Мы остановились в гостинице «Беролина», недалеко от центра, и я могу сказать, что совместное пребывание в Берлине стало началом моей многолетней дружбы с Кривцовым, длившейся до его смерти. Но в начале этого пребывания произошел, казалось бы, пустячный эпизод, длившийся всего несколько минут, столь показательный для того государства (свирепого надзирателя), в котором мы тогда жили. Это произошло в один из первых наших вечеров в Восточном Берлине накануне Рождества. Мы сидели с другими иностранными гостями за большим столом в ресторане гостиницы, оба пили чинзано и говорили о Достоевском, роман которого «Подросток» я после многих попыток все же одолел. Это значит, в основном говорил я, а Кривцов меня внимательно слушал. Вдруг он как-то неожиданно – как мне показалось – встал и попросил его извинить, так как он совсем забыл, что ему надо кому-то позвонить. Я видел, как он подошел к бару, спросил о телефонной кабине, и подумал о том, что в самолете он сказал мне, что ни единого европейского языка он не знает, поэтому просит меня постоянно находиться рядом с ним.

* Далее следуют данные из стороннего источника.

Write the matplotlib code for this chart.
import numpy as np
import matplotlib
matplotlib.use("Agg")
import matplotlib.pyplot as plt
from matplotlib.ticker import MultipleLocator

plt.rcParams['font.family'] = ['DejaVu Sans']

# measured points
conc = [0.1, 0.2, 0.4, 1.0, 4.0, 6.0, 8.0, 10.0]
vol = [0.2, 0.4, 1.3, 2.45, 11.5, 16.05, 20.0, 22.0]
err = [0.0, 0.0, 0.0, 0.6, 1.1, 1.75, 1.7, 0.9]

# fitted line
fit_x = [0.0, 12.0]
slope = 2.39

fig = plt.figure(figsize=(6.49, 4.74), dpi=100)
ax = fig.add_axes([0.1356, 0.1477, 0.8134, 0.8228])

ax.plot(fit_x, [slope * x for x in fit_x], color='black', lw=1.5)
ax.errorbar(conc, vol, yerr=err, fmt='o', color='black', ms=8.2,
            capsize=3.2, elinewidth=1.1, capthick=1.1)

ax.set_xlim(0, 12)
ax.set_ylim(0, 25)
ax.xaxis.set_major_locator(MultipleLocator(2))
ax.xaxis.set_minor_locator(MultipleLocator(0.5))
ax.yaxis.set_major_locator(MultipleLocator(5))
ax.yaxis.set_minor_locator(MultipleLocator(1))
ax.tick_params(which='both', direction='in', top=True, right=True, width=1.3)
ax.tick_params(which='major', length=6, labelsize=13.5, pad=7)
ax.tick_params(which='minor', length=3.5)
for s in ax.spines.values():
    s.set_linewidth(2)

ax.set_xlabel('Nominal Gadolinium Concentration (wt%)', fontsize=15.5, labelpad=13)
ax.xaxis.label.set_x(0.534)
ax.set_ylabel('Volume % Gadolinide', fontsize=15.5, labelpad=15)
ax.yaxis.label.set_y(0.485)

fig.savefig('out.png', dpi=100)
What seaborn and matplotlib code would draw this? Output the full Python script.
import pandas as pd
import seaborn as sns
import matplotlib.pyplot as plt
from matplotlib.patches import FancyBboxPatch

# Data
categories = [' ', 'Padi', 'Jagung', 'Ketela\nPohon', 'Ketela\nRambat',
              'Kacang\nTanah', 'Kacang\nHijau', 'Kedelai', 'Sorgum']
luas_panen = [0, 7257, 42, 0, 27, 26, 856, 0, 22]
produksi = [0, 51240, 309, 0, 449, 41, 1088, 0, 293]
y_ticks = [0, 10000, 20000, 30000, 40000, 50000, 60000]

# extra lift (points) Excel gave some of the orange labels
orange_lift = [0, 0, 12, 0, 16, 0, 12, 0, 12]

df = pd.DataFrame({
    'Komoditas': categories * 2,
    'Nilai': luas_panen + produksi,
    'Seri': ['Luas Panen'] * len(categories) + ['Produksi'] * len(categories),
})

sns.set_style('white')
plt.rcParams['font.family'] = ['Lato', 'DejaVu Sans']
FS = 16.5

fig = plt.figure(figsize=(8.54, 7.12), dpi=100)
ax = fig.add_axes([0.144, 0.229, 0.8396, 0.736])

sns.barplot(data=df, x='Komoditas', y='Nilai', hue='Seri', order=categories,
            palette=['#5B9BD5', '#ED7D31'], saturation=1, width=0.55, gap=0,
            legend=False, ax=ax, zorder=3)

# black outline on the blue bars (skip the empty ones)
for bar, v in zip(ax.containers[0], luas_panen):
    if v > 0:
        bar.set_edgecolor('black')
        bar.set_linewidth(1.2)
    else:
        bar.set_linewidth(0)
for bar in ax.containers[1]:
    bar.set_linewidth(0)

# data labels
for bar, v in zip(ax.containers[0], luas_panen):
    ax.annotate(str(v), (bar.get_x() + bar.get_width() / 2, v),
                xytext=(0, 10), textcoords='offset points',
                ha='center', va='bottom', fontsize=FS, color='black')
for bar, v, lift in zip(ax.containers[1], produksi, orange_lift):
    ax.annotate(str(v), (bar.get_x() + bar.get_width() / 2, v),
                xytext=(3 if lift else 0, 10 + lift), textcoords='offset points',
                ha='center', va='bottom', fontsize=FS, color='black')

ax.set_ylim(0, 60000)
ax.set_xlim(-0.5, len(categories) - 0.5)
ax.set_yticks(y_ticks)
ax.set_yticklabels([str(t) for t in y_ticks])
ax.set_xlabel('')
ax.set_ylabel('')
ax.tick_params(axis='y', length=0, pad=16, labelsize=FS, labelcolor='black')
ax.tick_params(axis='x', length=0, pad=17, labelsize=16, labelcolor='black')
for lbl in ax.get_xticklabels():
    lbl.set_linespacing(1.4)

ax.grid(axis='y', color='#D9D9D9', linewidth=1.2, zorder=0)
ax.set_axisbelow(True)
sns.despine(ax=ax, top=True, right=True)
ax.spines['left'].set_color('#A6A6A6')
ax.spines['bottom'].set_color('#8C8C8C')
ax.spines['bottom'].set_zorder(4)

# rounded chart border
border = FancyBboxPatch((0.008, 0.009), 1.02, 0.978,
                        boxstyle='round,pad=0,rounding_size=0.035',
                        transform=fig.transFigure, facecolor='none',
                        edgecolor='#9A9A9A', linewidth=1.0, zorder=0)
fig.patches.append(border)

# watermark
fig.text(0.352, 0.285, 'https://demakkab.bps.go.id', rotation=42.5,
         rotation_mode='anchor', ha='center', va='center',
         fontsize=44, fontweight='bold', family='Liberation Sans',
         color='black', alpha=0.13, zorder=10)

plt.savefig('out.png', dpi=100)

Меня охватило беспокойство, и всякие нехорошие мысли проносились у меня в голове. Чего я такого наболтал? О чем я вообще говорил? О Достоевском, конечно. Но и о Достоевском при определенных обстоятельствах разговаривать было небезопасно, как на то посмотреть. И кому же это Кривцов сейчас звонит? В конце концов, он же бывший офицер и, конечно, совсем не случайно редактировал когда-то китайское издание «Правды». Конечно, впечатление он производит очень даже симпатичное, очень к себе располагает. Высокий представительный мужчина, которому вслед еще и сегодня смотрят женщины. Но что говорит против того, что он разведчик со стажем? Был в Китае. А разве в том же Китае не проживал известный разведчик Рихард Зорге, пока его не разоблачили японцы и не казнили? Кстати, такой же статный красавец, на которого так же оглядывались женщины. А ведь Кривцов очень на него похож, думал я, вспомнив широко известные в нашей стране фотографии Рихарда Зорге.

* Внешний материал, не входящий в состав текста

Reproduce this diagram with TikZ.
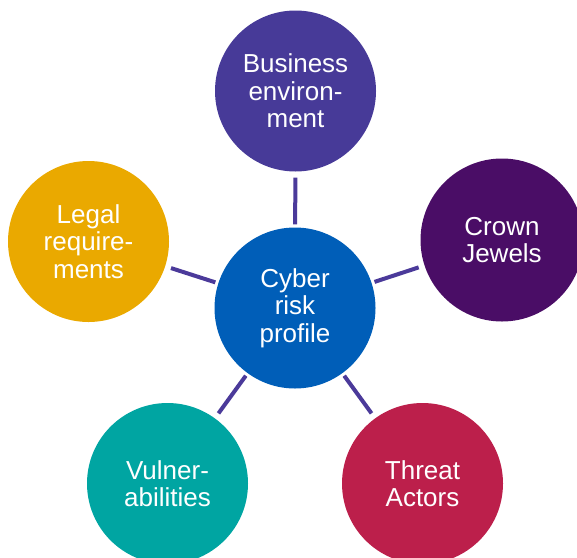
\documentclass[tikz,border=0pt]{standalone}
\usepackage{fontspec}
\setmainfont{Liberation Sans}
\definecolor{cbiz}{HTML}{473A98}
\definecolor{ccrown}{HTML}{4A0D66}
\definecolor{clegal}{HTML}{EAA900}
\definecolor{ccenter}{HTML}{005EB8}
\definecolor{cvuln}{HTML}{00A5A2}
\definecolor{cthreat}{HTML}{BC1F4B}
\definecolor{clink}{HTML}{4B3A9A}
\tikzset{
  bubble/.style={circle, minimum size=161pt, inner sep=0pt, text=white, align=center,
    font=\fontsize{26}{27.5}\selectfont},
  link/.style={draw=clink, line width=4pt, shorten <=3pt, shorten >=6pt}
}
\begin{document}
\begin{tikzpicture}[x=1pt,y=-1pt]
\useasboundingbox (0,0) rectangle (577,557);
\clip (0,0) rectangle (577,557);
\node[bubble, fill=ccenter] (c) at (295,308) {Cyber\\risk\\profile};
\node[bubble, fill=cbiz] (b) at (295.5,91) {Business\\environ-\\ment};
\node[bubble, fill=ccrown, minimum size=163pt] (j) at (502,240) {Crown\\Jewels};
\node[bubble, fill=clegal] (l) at (88.5,241.5) {Legal\\require-\\ments};
\node[bubble, fill=cvuln] (v) at (167.5,483.5) {Vulner-\\abilities};
\node[bubble, fill=cthreat] (t) at (422.5,483.5) {Threat\\Actors};
\draw[link] (c) -- (b);
\draw[link] (c) -- (j);
\draw[link] (c) -- (l);
\draw[link] (c) -- (v);
\draw[link] (c) -- (t);
\end{tikzpicture}
\end{document}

Я сидел как на иголках, встал и, чтобы скрыть охватившее меня смятение, подошел к стойке бара и заказал две двойные водки (по сорок грамм в каждой стопке). Мне казалось, что руки у меня дрожали, когда я нес рюмки к столу. Кривцов возвратился после телефонного разговора в прекрасном настроении, чокнулся со мной и продолжил разговор о Достоевском, словно никакого перерыва не было. Он сказал: «Достоевский прожил, по сути, ужасную жизнь. Чего только ему не пришлось испытать! И тем не менее есть одна примечательная особенность в его книгах, которую вы, как филолог, не могли не отметить. Можете искать сколько угодно – вы никогда не найдете в его языке ничего вульгарного. Ни единого бранного слова, даже в языке его самых ничтожных героев. Не знаю, где следует искать причину такого явления. Возможно, в абсолютной чистоте его мыслей. Я полагаю, над этим стоит при случае поразмышлять». Я слышал его слова, но мне стоило усилий сконцентрироваться на нашем разговоре.

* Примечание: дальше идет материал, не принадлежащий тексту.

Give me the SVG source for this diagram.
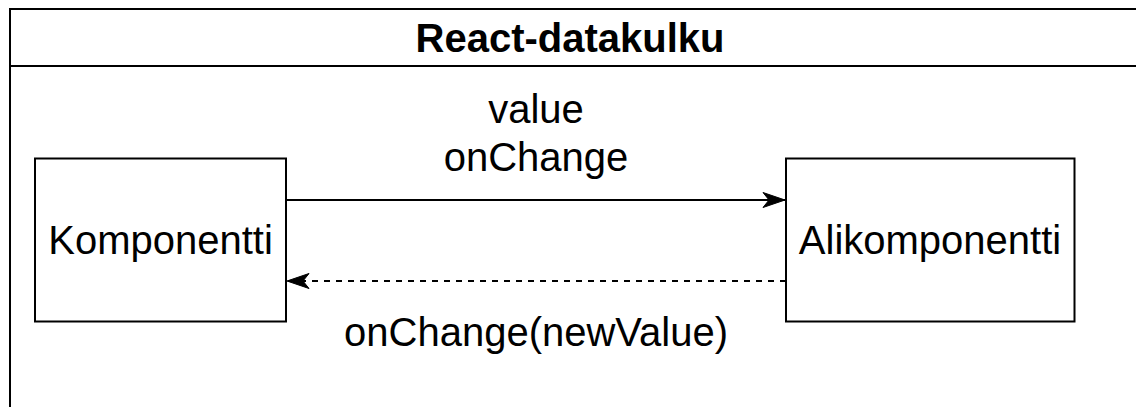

В этот момент к нашему столу подошел мужчина и сказал по-немецки: «Добрый вечер всем присутствующим!» Кривцов вскочил, обнял незнакомца и расцеловался с ним. И к удивлению (не только моему, но и всех сидящих за большим столом), они заговорили друг с другом по-китайски. Позже я узнал, что мужчина, насколько я припоминаю, был советником по культуре при посольстве ГДР в Пекине и с Кривцовым дружил с тех давних пор. Это ему звонил Кривцов, когда отправился к стойке бара и к телефону.
Можно представить себе мое облегчение и замешательство, которое я в тот момент испытал по отношению к Кривцову. Я ведь заподозрил его в самом скверном! Ужасно удручало понимание того, что система, в которой мы жили, незаметно деформировала естественные человеческие отношения, так что порой не распознать было даже будущего твоего друга. А ведь именно эта поездка в ГДР сблизила нас и подружила на целых десять лет, до самой смерти Владимира Николаевича – умного, доброго, порядочного человека, о котором я и сегодня вспоминаю с теплотой и благодарностью.